Extracted records
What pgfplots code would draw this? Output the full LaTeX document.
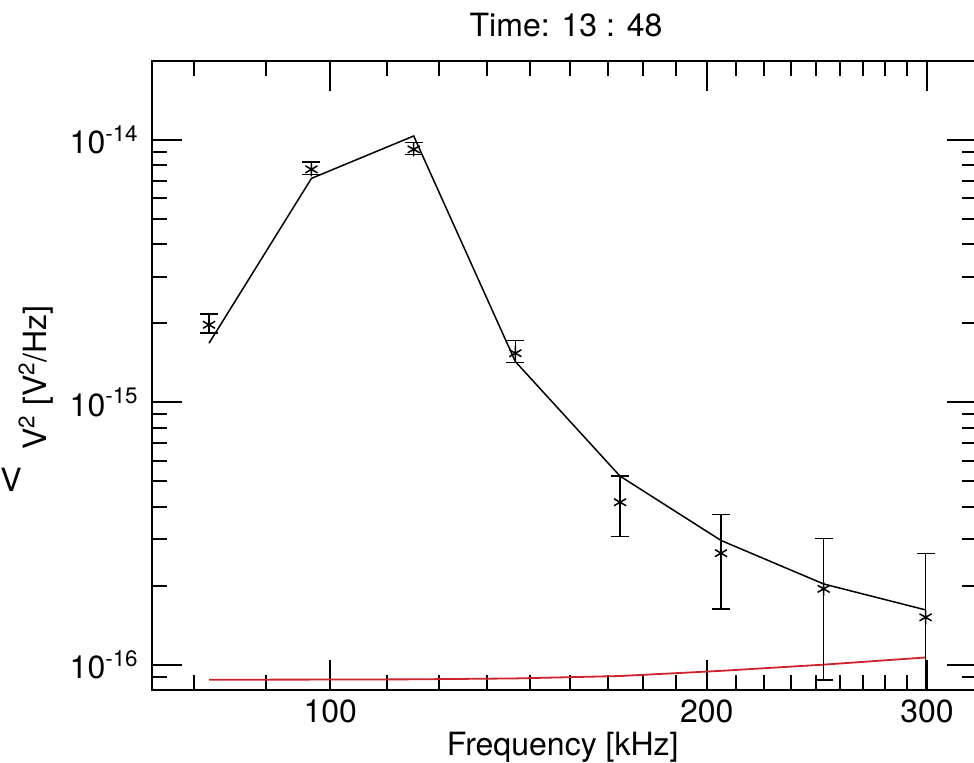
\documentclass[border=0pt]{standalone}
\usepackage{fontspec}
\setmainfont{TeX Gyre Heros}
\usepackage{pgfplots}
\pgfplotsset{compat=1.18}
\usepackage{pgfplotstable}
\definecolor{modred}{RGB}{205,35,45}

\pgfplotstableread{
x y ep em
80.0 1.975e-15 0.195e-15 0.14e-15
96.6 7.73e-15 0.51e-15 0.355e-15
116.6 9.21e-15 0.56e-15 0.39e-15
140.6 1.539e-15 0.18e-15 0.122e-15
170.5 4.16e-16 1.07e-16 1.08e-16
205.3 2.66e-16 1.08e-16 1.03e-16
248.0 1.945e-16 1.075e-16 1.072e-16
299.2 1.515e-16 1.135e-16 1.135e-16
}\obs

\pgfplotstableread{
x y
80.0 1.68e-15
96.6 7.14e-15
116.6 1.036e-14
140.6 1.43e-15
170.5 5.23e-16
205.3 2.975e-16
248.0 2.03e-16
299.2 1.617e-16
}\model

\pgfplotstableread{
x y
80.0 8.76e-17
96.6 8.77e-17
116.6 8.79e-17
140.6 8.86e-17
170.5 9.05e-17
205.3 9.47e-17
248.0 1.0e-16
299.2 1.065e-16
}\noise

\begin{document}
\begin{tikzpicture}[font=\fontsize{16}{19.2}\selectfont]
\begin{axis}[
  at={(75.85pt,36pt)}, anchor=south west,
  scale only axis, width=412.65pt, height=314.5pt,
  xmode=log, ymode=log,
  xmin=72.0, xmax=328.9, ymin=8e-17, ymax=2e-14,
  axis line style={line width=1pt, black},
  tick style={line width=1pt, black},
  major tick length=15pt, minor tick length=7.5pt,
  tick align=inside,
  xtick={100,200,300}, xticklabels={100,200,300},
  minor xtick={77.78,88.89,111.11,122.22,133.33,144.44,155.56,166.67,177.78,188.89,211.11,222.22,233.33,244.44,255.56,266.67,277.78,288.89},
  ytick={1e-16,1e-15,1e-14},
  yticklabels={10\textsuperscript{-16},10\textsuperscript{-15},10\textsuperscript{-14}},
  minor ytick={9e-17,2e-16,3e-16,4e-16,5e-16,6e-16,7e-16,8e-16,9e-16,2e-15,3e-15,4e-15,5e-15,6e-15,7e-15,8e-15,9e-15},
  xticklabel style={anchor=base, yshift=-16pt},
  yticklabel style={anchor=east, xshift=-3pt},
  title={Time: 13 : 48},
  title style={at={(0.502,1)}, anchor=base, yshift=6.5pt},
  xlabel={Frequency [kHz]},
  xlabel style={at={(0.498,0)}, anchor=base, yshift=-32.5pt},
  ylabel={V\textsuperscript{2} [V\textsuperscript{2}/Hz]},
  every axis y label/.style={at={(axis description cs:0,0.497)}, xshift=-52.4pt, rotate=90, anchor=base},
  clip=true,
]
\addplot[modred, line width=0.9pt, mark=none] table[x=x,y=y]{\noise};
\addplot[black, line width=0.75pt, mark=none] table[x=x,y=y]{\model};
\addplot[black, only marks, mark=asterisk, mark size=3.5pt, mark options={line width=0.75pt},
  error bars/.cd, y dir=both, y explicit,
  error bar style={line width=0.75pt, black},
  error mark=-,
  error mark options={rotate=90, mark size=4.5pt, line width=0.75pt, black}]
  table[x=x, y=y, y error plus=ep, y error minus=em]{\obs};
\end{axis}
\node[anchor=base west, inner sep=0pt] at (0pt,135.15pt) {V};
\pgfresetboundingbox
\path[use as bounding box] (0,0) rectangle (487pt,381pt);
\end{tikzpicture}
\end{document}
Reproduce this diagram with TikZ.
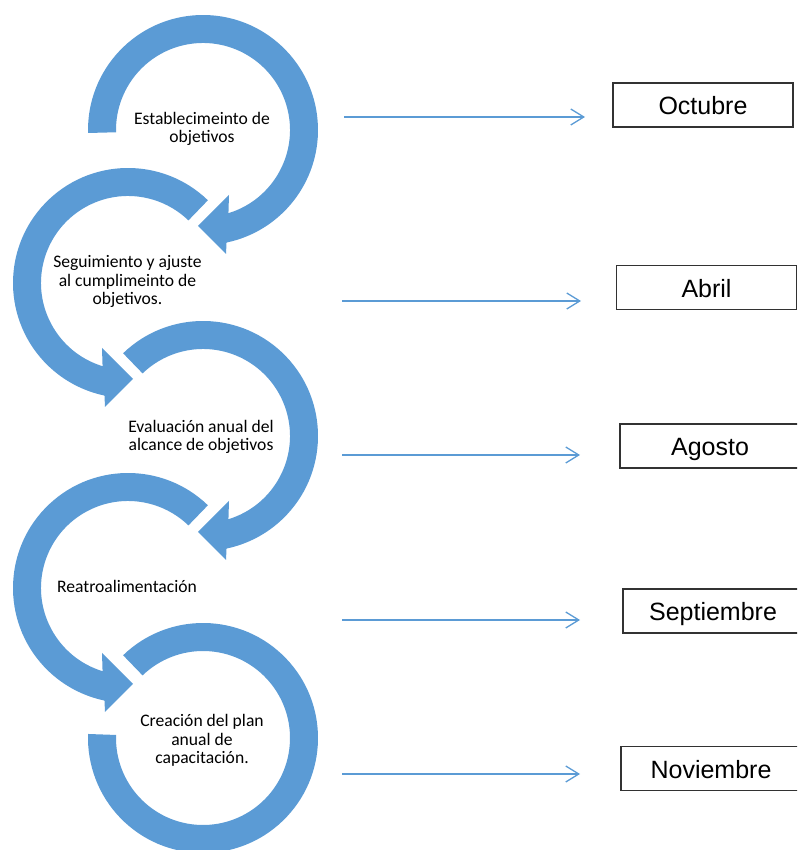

Task directions
Quote all the lines above exactly as given. Do not include the pictures.

Worked answer
What pgfplots code would draw this? Output the full LaTeX document.
\documentclass[border=0pt]{standalone}
\usepackage{fontspec}
\setmainfont{TeX Gyre Heros}
\usepackage{pgfplots}
\pgfplotsset{compat=1.18}
\usepackage{pgfplotstable}
\definecolor{modred}{RGB}{205,35,45}

\pgfplotstableread{
x y ep em
80.0 1.975e-15 0.195e-15 0.14e-15
96.6 7.73e-15 0.51e-15 0.355e-15
116.6 9.21e-15 0.56e-15 0.39e-15
140.6 1.539e-15 0.18e-15 0.122e-15
170.5 4.16e-16 1.07e-16 1.08e-16
205.3 2.66e-16 1.08e-16 1.03e-16
248.0 1.945e-16 1.075e-16 1.072e-16
299.2 1.515e-16 1.135e-16 1.135e-16
}\obs

\pgfplotstableread{
x y
80.0 1.68e-15
96.6 7.14e-15
116.6 1.036e-14
140.6 1.43e-15
170.5 5.23e-16
205.3 2.975e-16
248.0 2.03e-16
299.2 1.617e-16
}\model

\pgfplotstableread{
x y
80.0 8.76e-17
96.6 8.77e-17
116.6 8.79e-17
140.6 8.86e-17
170.5 9.05e-17
205.3 9.47e-17
248.0 1.0e-16
299.2 1.065e-16
}\noise

\begin{document}
\begin{tikzpicture}[font=\fontsize{16}{19.2}\selectfont]
\begin{axis}[
  at={(75.85pt,36pt)}, anchor=south west,
  scale only axis, width=412.65pt, height=314.5pt,
  xmode=log, ymode=log,
  xmin=72.0, xmax=328.9, ymin=8e-17, ymax=2e-14,
  axis line style={line width=1pt, black},
  tick style={line width=1pt, black},
  major tick length=15pt, minor tick length=7.5pt,
  tick align=inside,
  xtick={100,200,300}, xticklabels={100,200,300},
  minor xtick={77.78,88.89,111.11,122.22,133.33,144.44,155.56,166.67,177.78,188.89,211.11,222.22,233.33,244.44,255.56,266.67,277.78,288.89},
  ytick={1e-16,1e-15,1e-14},
  yticklabels={10\textsuperscript{-16},10\textsuperscript{-15},10\textsuperscript{-14}},
  minor ytick={9e-17,2e-16,3e-16,4e-16,5e-16,6e-16,7e-16,8e-16,9e-16,2e-15,3e-15,4e-15,5e-15,6e-15,7e-15,8e-15,9e-15},
  xticklabel style={anchor=base, yshift=-16pt},
  yticklabel style={anchor=east, xshift=-3pt},
  title={Time: 13 : 48},
  title style={at={(0.502,1)}, anchor=base, yshift=6.5pt},
  xlabel={Frequency [kHz]},
  xlabel style={at={(0.498,0)}, anchor=base, yshift=-32.5pt},
  ylabel={V\textsuperscript{2} [V\textsuperscript{2}/Hz]},
  every axis y label/.style={at={(axis description cs:0,0.497)}, xshift=-52.4pt, rotate=90, anchor=base},
  clip=true,
]
\addplot[modred, line width=0.9pt, mark=none] table[x=x,y=y]{\noise};
\addplot[black, line width=0.75pt, mark=none] table[x=x,y=y]{\model};
\addplot[black, only marks, mark=asterisk, mark size=3.5pt, mark options={line width=0.75pt},
  error bars/.cd, y dir=both, y explicit,
  error bar style={line width=0.75pt, black},
  error mark=-,
  error mark options={rotate=90, mark size=4.5pt, line width=0.75pt, black}]
  table[x=x, y=y, y error plus=ep, y error minus=em]{\obs};
\end{axis}
\node[anchor=base west, inner sep=0pt] at (0pt,135.15pt) {V};
\pgfresetboundingbox
\path[use as bounding box] (0,0) rectangle (487pt,381pt);
\end{tikzpicture}
\end{document}
Reproduce this diagram with TikZ.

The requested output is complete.